* What you will do *
Gather all lines with "this" from the records.

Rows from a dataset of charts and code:
>> begin
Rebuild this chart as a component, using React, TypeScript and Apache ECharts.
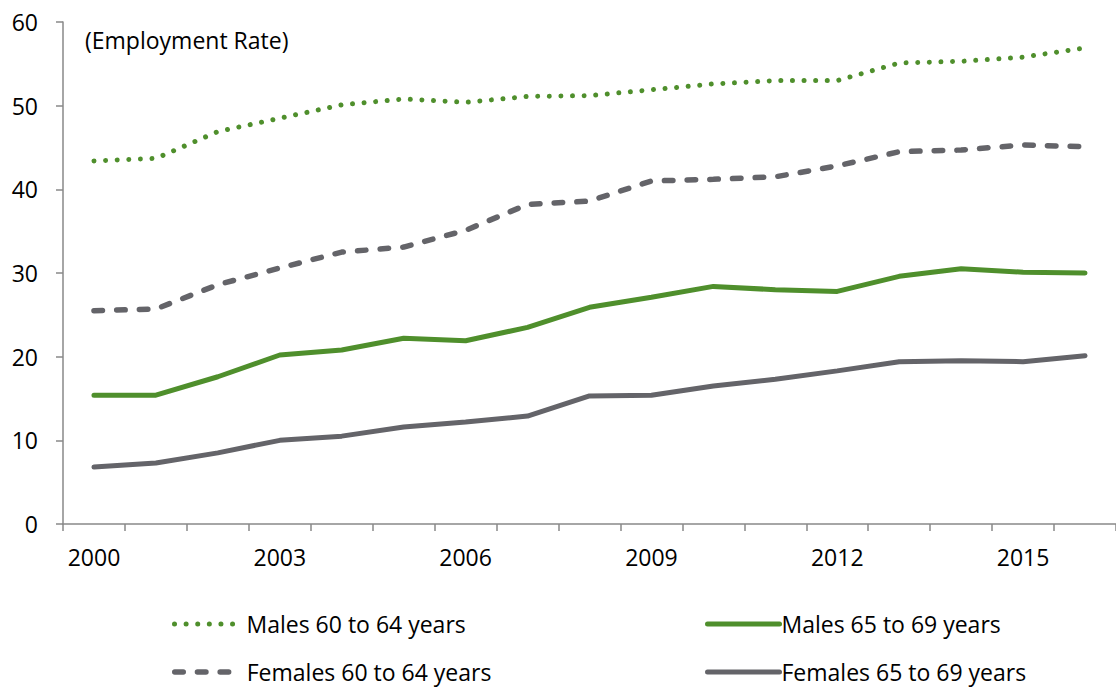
import React, { useEffect, useRef } from "react";
import * as echarts from "echarts";

const years = ["2000","2001","2002","2003","2004","2005","2006","2007","2008","2009","2010","2011","2012","2013","2014","2015","2016"];
const males6064 = [43.4, 43.7, 46.9, 48.5, 50.1, 50.8, 50.4, 51.1, 51.2, 51.9, 52.6, 53.0, 53.0, 55.1, 55.3, 55.8, 56.9];
const females6064 = [25.5, 25.7, 28.6, 30.6, 32.5, 33.1, 35.1, 38.2, 38.6, 41.0, 41.2, 41.5, 42.8, 44.5, 44.7, 45.3, 45.1];
const males6569 = [15.4, 15.4, 17.6, 20.2, 20.8, 22.2, 21.9, 23.5, 25.9, 27.1, 28.4, 28.0, 27.8, 29.6, 30.5, 30.1, 30.0];
const females6569 = [6.8, 7.3, 8.5, 10.0, 10.5, 11.6, 12.2, 12.9, 15.3, 15.4, 16.5, 17.3, 18.3, 19.4, 19.5, 19.4, 20.1];
const yTicks = { min: 0, max: 60, interval: 10 };
const yTitle = "(Employment Rate)";
const seriesNames = ["Males 60 to 64 years", "Females 60 to 64 years", "Males 65 to 69 years", "Females 65 to 69 years"];

const GREEN = "#4f8f2c";
const GREY = "#646469";
const FONT = "Open Sans";
const FS = 23;

const dotted = { color: GREEN, width: 5, type: [0.01, 11.6], cap: "round" };
const dashed = { color: GREY, width: 5.5, type: [8.5, 14.2], cap: "round" };
const solidGreen = { color: GREEN, width: 5, cap: "round" };
const solidGrey = { color: GREY, width: 5, cap: "round" };

function legendItem(name: string, left: number, top: number, width: number, lineStyle: any, padLeft: number) {
  return {
    data: [name],
    left,
    top,
    padding: 0,
    itemWidth: width,
    itemHeight: 12,
    itemStyle: { opacity: 0 },
    lineStyle,
    textStyle: { fontSize: FS, color: "#000", fontFamily: FONT, lineHeight: 26, padding: [0, 0, 0, padLeft] },
  };
}

export default function App() {
  const ref = useRef<HTMLDivElement>(null);
  useEffect(() => {
    if (!ref.current) return;
    const chart = echarts.init(ref.current, null, { renderer: "svg" });
    chart.setOption({
      animation: false,
      textStyle: { fontFamily: FONT },
      grid: { left: 63, top: 22, width: 1059, height: 502 },
      xAxis: {
        type: "category",
        data: years,
        boundaryGap: true,
        axisLine: { lineStyle: { color: "#898989", width: 1.5 } },
        axisTick: { show: true, length: 7, interval: 0, lineStyle: { color: "#898989", width: 1.5 } },
        axisLabel: { interval: 2, margin: 21, color: "#000", fontSize: FS, fontFamily: FONT },
        splitLine: { show: false },
      },
      yAxis: {
        type: "value",
        min: yTicks.min,
        max: yTicks.max,
        interval: yTicks.interval,
        axisLine: { show: true, lineStyle: { color: "#898989", width: 1.5 } },
        axisTick: { show: true, length: 7, lineStyle: { color: "#898989", width: 1.5 } },
        axisLabel: { margin: 25, color: "#000", fontSize: FS, fontFamily: FONT },
        splitLine: { show: false },
      },
      legend: [
        legendItem(seriesNames[0], 172, 611, 66, dotted, 1),
        legendItem(seriesNames[1], 172, 659, 66, dashed, 1),
        legendItem(seriesNames[2], 705, 611, 72, solidGreen, -3),
        legendItem(seriesNames[3], 705, 659, 72, solidGrey, -3),
      ],
      graphic: [
        {
          type: "text",
          left: 85,
          top: 28,
          style: { text: yTitle, fontSize: FS, fontFamily: FONT, fill: "#000" },
        },
      ],
      series: [
        { name: seriesNames[0], type: "line", data: males6064, symbol: "none", lineStyle: dotted, itemStyle: { color: GREEN } },
        { name: seriesNames[1], type: "line", data: females6064, symbol: "none", lineStyle: dashed, itemStyle: { color: GREY } },
        { name: seriesNames[2], type: "line", data: males6569, symbol: "none", lineStyle: solidGreen, itemStyle: { color: GREEN } },
        { name: seriesNames[3], type: "line", data: females6569, symbol: "none", lineStyle: solidGrey, itemStyle: { color: GREY } },
      ],
    });
    return () => chart.dispose();
  }, []);
  return (
    <div
      ref={ref}
      style={{ position: "fixed", left: 0, top: 0, width: 1116, height: 689, background: "#fff" }}
    />
  );
}
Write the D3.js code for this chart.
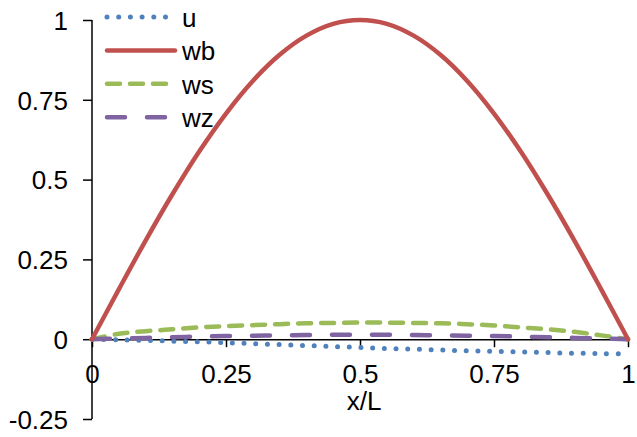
<!DOCTYPE html>
<html>
<head>
    <meta charset="utf-8">
    <title>x/L</title>
    <script src="https://cdnjs.cloudflare.com/ajax/libs/d3/7.8.5/d3.min.js"></script>
    <style>
        body { margin: 0; background: #fff; }
        text { font-family: "Liberation Sans", Arial, sans-serif; font-size: 26px; fill: #000; }
        .axis path, .axis line { stroke: #000; stroke-width: 1.5px; }
    </style>
</head>
<body>
    <svg id="chart" width="637" height="437"></svg>
    <script>
        // positions along the beam, x/L
        var xs = [0, 0.05, 0.1, 0.15, 0.2, 0.25, 0.3, 0.35, 0.4, 0.45, 0.5,
                  0.55, 0.6, 0.65, 0.7, 0.75, 0.8, 0.85, 0.9, 0.95, 1];

        var u = [0, -0.002, -0.004, -0.006, -0.008, -0.011, -0.014, -0.017, -0.020, -0.023, -0.026,
                 -0.029, -0.031, -0.034, -0.036, -0.038, -0.040, -0.042, -0.044, -0.045, -0.046];
        var wb = [0, 0.156, 0.309, 0.454, 0.588, 0.707, 0.809, 0.891, 0.951, 0.988, 1,
                  0.988, 0.951, 0.891, 0.809, 0.707, 0.588, 0.454, 0.309, 0.156, 0];
        var ws = [0, 0.017, 0.025, 0.031, 0.037, 0.041, 0.044, 0.047, 0.050, 0.051, 0.052,
                  0.052, 0.051, 0.050, 0.047, 0.043, 0.037, 0.031, 0.023, 0.012, 0];
        var wz = [0, 0.002, 0.004, 0.006, 0.008, 0.010, 0.011, 0.012, 0.013, 0.014, 0.014,
                  0.014, 0.013, 0.012, 0.011, 0.010, 0.008, 0.006, 0.004, 0.002, 0];

        var seriesNames = ["u", "wb", "ws", "wz"];
        var xTicks = [0, 0.25, 0.5, 0.75, 1];
        var yTicks = [-0.25, 0, 0.25, 0.5, 0.75, 1];

        var styles = {
            u:  { color: "#4f81bd", dash: "0,11.7" },
            wb: { color: "#c0504d", dash: null },
            ws: { color: "#9bbb59", dash: "13,10" },
            wz: { color: "#8064a2", dash: "18,22" }
        };

        var series = seriesNames.map(function(name) {
            var vals = { u: u, wb: wb, ws: ws, wz: wz }[name];
            return { name: name, values: xs.map(function(x, i) { return [x, vals[i]]; }) };
        });

        var svg = d3.select("#chart");

        var x = d3.scaleLinear().domain([0, 1]).range([92, 628]);
        var y = d3.scaleLinear().domain([-0.25, 1]).range([419, 20]);

        // plain hyphen for negatives, like the original
        var fmt = function(d) { return String(d); };

        // y axis, ticks pointing outward
        svg.append("g")
            .attr("class", "axis")
            .attr("transform", "translate(" + x(0) + ",0)")
            .call(d3.axisLeft(y).tickValues(yTicks).tickSize(9).tickSizeOuter(0).tickPadding(15).tickFormat(fmt))
            .call(function(g) { g.selectAll("text").style("font-size", "26px").attr("dy", "0.36em").attr("fill", "#000"); })
            .call(function(g) { g.select(".domain").attr("d", "M0," + y(-0.25) + "V" + y(1)); });

        // x axis sits on y = 0
        svg.append("g")
            .attr("class", "axis")
            .attr("transform", "translate(0," + y(0) + ")")
            .call(d3.axisBottom(x).tickValues(xTicks).tickSize(8).tickSizeOuter(0).tickPadding(17).tickFormat(fmt))
            .call(function(g) { g.selectAll("text").style("font-size", "26px").attr("fill", "#000"); });

        svg.append("text")
            .attr("x", (x(0) + x(1)) / 2 + 4)
            .attr("y", 410)
            .attr("text-anchor", "middle")
            .text("x/L");

        var line = d3.line()
            .x(function(d) { return x(d[0]); })
            .y(function(d) { return y(d[1]); })
            .curve(d3.curveCatmullRom);

        // wb drawn last so it sits on top at the ends
        var drawOrder = ["u", "ws", "wz", "wb"];
        drawOrder.forEach(function(name) {
            var s = series.filter(function(d) { return d.name === name; })[0];
            svg.append("path")
                .datum(s.values)
                .attr("d", line)
                .attr("fill", "none")
                .attr("stroke", styles[name].color)
                .attr("stroke-width", name === "u" ? 5 : 4.5)
                .attr("stroke-linecap", "round")
                .attr("stroke-dasharray", styles[name].dash);
        });

        // legend
        var legend = svg.append("g")
            .selectAll("g")
            .data(seriesNames)
            .enter().append("g")
            .attr("transform", function(d, i) { return "translate(0," + (17 + i * 33.4) + ")"; });

        legend.append("line")
            .attr("x1", 107).attr("x2", 175)
            .attr("y1", 0).attr("y2", 0)
            .attr("stroke", function(d) { return styles[d].color; })
            .attr("stroke-width", function(d) { return d === "u" ? 5 : 4.5; })
            .attr("stroke-linecap", "round")
            .attr("stroke-dasharray", function(d) { return styles[d].dash; });

        legend.append("text")
            .attr("x", 182)
            .attr("y", 10)
            .text(function(d) { return d; });
    </script>
</body>
</html>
>> end
* Task output *
Rebuild this chart as a component, using React, TypeScript and Apache ECharts.
Write the D3.js code for this chart.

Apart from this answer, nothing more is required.